Aujourd’hui, comment se déroule le quotidien de James Bond, qui, lui, n’ira pas sur les pistes versaillaises, mais qui était attendu le week-end du 14 juillet sur le CDI 3* de Deauville qui a été annulé

A.Serre : Avec James Bond, je fais comme Anne-Sophie avec Jibraltar : nos chevaux de haut niveau sont les premiers à travailler le matin. D’ailleurs, pour la concentration des cavaliers, nous trouvons aussi que c’est le plus efficace. Nous n’avons pas d’autres préoccupations le matin en arrivant, et c’est appréciable. Bien sûr, nous nous occupons aussi des autres chevaux avec le même sérieux, mais une fois que nous avons terminé avec nos chevaux de concours internationaux, il est plus aisé d’être disponible pour les autres. J’aurais aimé pouvoir aller à Deauville, et j’ai été bien déçu de l’annulation du CDI. J’avais programmé d’y jouer le jeu des sélections jusqu’au bout et envisagé de finir la saison sur des éléments plus positifs que ce que nous avons vécu à Rotterdam (où le bai a montré des résistances inattendues, sanctionnées à 62,383% dans le Grand Prix Spécial, ndlr). James Bond était prêt pour aller à Deauville... Depuis Rotterdam, je suis en effet resté en transit dans une écurie, à nos frais. Il n’était en effet pas question de faire la route jusqu’à chez moi, dans le Sud, pour remonter en Normandie un peu après.  

Comment envisagez-vous aujourd’hui la suite de votre saison?

A.Serre : Je n’ai pas encore décidé de la suite de ma saison avec James Bond.
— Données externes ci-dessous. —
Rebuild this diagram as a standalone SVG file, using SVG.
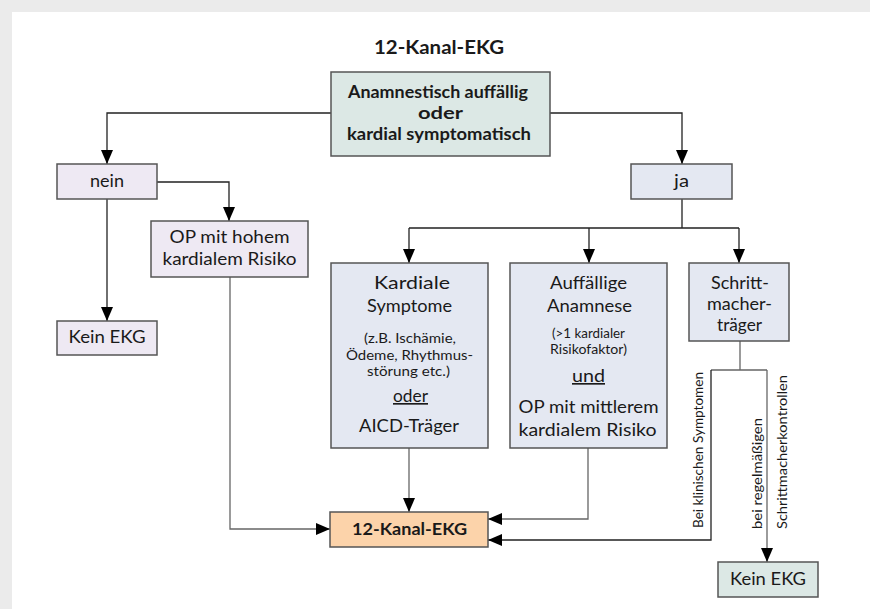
<svg xmlns="http://www.w3.org/2000/svg" width="870" height="609" viewBox="0 0 870 609">
<style>
  text { font-family: Lato, "Open Sans", "Liberation Sans", sans-serif; fill: #1a1a1a; text-anchor: middle; }
  .box { stroke: #555; stroke-width: 1.5; }
  .teal { fill: #dce8e5; }
  .lav { fill: #eee9f3; }
  .blue { fill: #e4e8f2; }
  .peach { fill: #fcd3aa; }
  .b { font-weight: bold; font-size: 16.5px; }
  .n { font-size: 16.5px; }
  .s { font-size: 13.5px; }
  .r { font-size: 13.5px; text-anchor: start; }
  .con { fill: none; stroke: #222; stroke-width: 1.3; }
  .g { stroke: #666; }
</style>
<defs>
  <marker id="ah" markerUnits="userSpaceOnUse" markerWidth="14" markerHeight="12" refX="14" refY="6" orient="auto">
    <path d="M0,0 L14,6 L0,12 z" fill="#000"/>
  </marker>
</defs>
<rect x="0" y="0" width="870" height="609" fill="#ebebeb"/>
<rect x="12" y="12" width="858" height="597" fill="#ffffff"/>
<text x="439" y="54" style="font-weight:bold;font-size:19px" textLength="130" lengthAdjust="spacingAndGlyphs">12-Kanal-EKG</text>

<g id="connectors">
  <path class="con" d="M331,113 H107 V164" marker-end="url(#ah)"/>
  <path class="con" d="M550,113 H682 V164" marker-end="url(#ah)"/>
  <path class="con" d="M157,182 H229 V221" marker-end="url(#ah)"/>
  <path class="con" d="M107,199 V321" marker-end="url(#ah)"/>
  <path class="con g" d="M230,277 V529 H330" marker-end="url(#ah)"/>
  <path class="con" d="M682,199 V228 M409,228 H739"/>
  <path class="con" d="M409,228 V263" marker-end="url(#ah)"/>
  <path class="con" d="M589,228 V263" marker-end="url(#ah)"/>
  <path class="con" d="M739,228 V263" marker-end="url(#ah)"/>
  <path class="con g" d="M409,448 V512" marker-end="url(#ah)"/>
  <path class="con g" d="M588,448 V519 H488" marker-end="url(#ah)"/>
  <path class="con g" d="M740,341 V370 M711,370 H767"/>
  <path class="con" d="M711,370 V540 H488" marker-end="url(#ah)"/>
  <path class="con g" d="M767,370 V562" marker-end="url(#ah)"/>
  <text class="r" transform="translate(703,528) rotate(-90)" textLength="156" lengthAdjust="spacingAndGlyphs">Bei klinischen Symptomen</text>
  <text class="r" transform="translate(762,529) rotate(-90)" textLength="111" lengthAdjust="spacingAndGlyphs">bei regelmäßigen</text>
  <text class="r" transform="translate(787,529) rotate(-90)" textLength="154" lengthAdjust="spacingAndGlyphs">Schrittmacherkontrollen</text>
</g>

<g id="top">
  <rect class="box teal" x="331" y="72" width="219" height="84"/>
  <text class="b" x="438" y="98" textLength="180" lengthAdjust="spacingAndGlyphs">Anamnestisch auffällig</text>
  <text class="b" x="440.5" y="119" textLength="45" lengthAdjust="spacingAndGlyphs">oder</text>
  <text class="b" x="439" y="140" textLength="184" lengthAdjust="spacingAndGlyphs">kardial symptomatisch</text>
</g>

<g id="nein">
  <rect class="box lav" x="57" y="164" width="100" height="35"/>
  <text class="n" x="107" y="187" textLength="34" lengthAdjust="spacingAndGlyphs">nein</text>
</g>

<g id="ja">
  <rect class="box blue" x="631" y="164" width="101" height="35"/>
  <text class="n" x="681.5" y="187" textLength="15" lengthAdjust="spacingAndGlyphs">ja</text>
</g>

<g id="op-hoch">
  <rect class="box lav" x="151" y="221" width="157" height="56"/>
  <text class="n" x="229.5" y="243" textLength="120" lengthAdjust="spacingAndGlyphs">OP mit hohem</text>
  <text class="n" x="229.5" y="265" textLength="134" lengthAdjust="spacingAndGlyphs">kardialem Risiko</text>
</g>

<g id="kein-ekg-1">
  <rect class="box lav" x="57" y="321" width="100" height="34"/>
  <text class="n" x="107" y="343" textLength="77" lengthAdjust="spacingAndGlyphs">Kein EKG</text>
</g>

<g id="kardiale">
  <rect class="box blue" x="331" y="263" width="157" height="185"/>
  <text class="n" x="412" y="289" textLength="76" lengthAdjust="spacingAndGlyphs">Kardiale</text>
  <text class="n" x="409.5" y="312" textLength="85" lengthAdjust="spacingAndGlyphs">Symptome</text>
  <text class="s" x="410" y="343" textLength="92" lengthAdjust="spacingAndGlyphs">(z.B. Ischämie,</text>
  <text class="s" x="409.5" y="360" textLength="127" lengthAdjust="spacingAndGlyphs">Ödeme, Rhythmus-</text>
  <text class="s" x="408.5" y="376" textLength="83" lengthAdjust="spacingAndGlyphs">störung etc.)</text>
  <text class="n" x="410.5" y="402" textLength="35" lengthAdjust="spacingAndGlyphs" text-decoration="underline">oder</text>
  <text class="n" x="409" y="432" textLength="100" lengthAdjust="spacingAndGlyphs">AICD-Träger</text>
</g>

<g id="auffaellig">
  <rect class="box blue" x="510" y="263" width="157" height="185"/>
  <text class="n" x="588.5" y="289" textLength="77" lengthAdjust="spacingAndGlyphs">Auffällige</text>
  <text class="n" x="589.5" y="312" textLength="85" lengthAdjust="spacingAndGlyphs">Anamnese</text>
  <text class="s" x="588.5" y="338" textLength="73" lengthAdjust="spacingAndGlyphs">(&gt;1 kardialer</text>
  <text class="s" x="588.5" y="354" textLength="77" lengthAdjust="spacingAndGlyphs">Risikofaktor)</text>
  <text class="n" x="588.5" y="382" textLength="33" lengthAdjust="spacingAndGlyphs" text-decoration="underline">und</text>
  <text class="n" x="588.5" y="413" textLength="140" lengthAdjust="spacingAndGlyphs">OP mit mittlerem</text>
  <text class="n" x="587.5" y="436" textLength="138" lengthAdjust="spacingAndGlyphs">kardialem Risiko</text>
</g>

<g id="schrittmacher">
  <rect class="box blue" x="689" y="263" width="100" height="78"/>
  <text class="n" x="740" y="289" textLength="58" lengthAdjust="spacingAndGlyphs">Schritt-</text>
  <text class="n" x="739.5" y="310" textLength="65" lengthAdjust="spacingAndGlyphs">macher-</text>
  <text class="n" x="739.5" y="331" textLength="45" lengthAdjust="spacingAndGlyphs">träger</text>
</g>

<g id="ekg12">
  <rect class="box peach" x="330" y="512" width="158" height="35"/>
  <text class="b" x="409.5" y="535" style="font-size:17px" textLength="115" lengthAdjust="spacingAndGlyphs">12-Kanal-EKG</text>
</g>

<g id="kein-ekg-2">
  <rect class="box teal" x="718" y="562" width="100" height="35"/>
  <text class="n" x="768" y="585" textLength="76" lengthAdjust="spacingAndGlyphs">Kein EKG</text>
</g>
</svg>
En effet, l’objectif pour tout le monde est maintenant de se concentrer sur les Jeux olympiques. Bien entendu, je serai aux côtés d’Anne-Sophie, avec nos deux enfants, pour ce superbe événement. Je programme sinon de courir avec mes jeunes chevaux à Fontainebleau, notamment avec un fils de James Bond. Je reprendrai peut-être le chemin des CDI à Crozet, concours que nous affectionnons, l’un des plus beaux en France. À Rotterdam, mon cheval n’était pas dans l’état de forme qui est le sien aujourd’hui. Il était très chaud et peut rester très étalon, nous le savons et devons faire avec. Toute la saison, il a malheureusement été sous le coup de petits soucis de santé, qui ont empêché qu’on le présente au mieux. À Rotterdam, il a trouvé moyen de se coincer au boxe, ce qui l’a rendu inconfortable et il n’était pas comme d’habitude. J’avais donc très à cœur d’être à Deauville après ces déboires inhabituels subis en Hollande. Il s’est aussi marché sur un glome, malgré les cloches qu’il portait, et il a fallu l’arrêter une semaine pour le soigner… Il a suivi ce schéma toute l’année, ce qui n’a pas été optimum pour travailler en vue d’une sélection. Mon objectif est qu’il continue à progresser, pour qu’il revienne bien pour 2025 et soit compétitif pour le championnat d’Europe. À plus long terme, nous viserons bien sûr les Jeux de Los Angeles. À court terme, je le répète, le but est de soutenir Anne-Sophie à fond et de vivre pleinement à ses côtés l’aventure olympique, même si, depuis sa sélection, j’ai été tenté de ne plus lui parler! (Rires des deux intéressés) Je suis maintenant à fond derrière elle, comme toute notre équipe! Je suis tellement fier d’elle, car elle le mérite! Nous avons la chance d’être deux à prétendre aux sélections et l’un d’entre nous est souvent bien positionné: c’est une vraie chance, une force ! Là-aussi il y a tout un travail d’équipe sous-jacent à cette réussite.  Quoi qu’il arrive, qu’il s’agisse d’Anne Sophie ou de moi, c’est toujours “nous” finalement. L’essentiel est que l’un de nous soit dans la sélection. C’est là que réside notre satisfaction et celle de toute l’équipe qui nous entoure!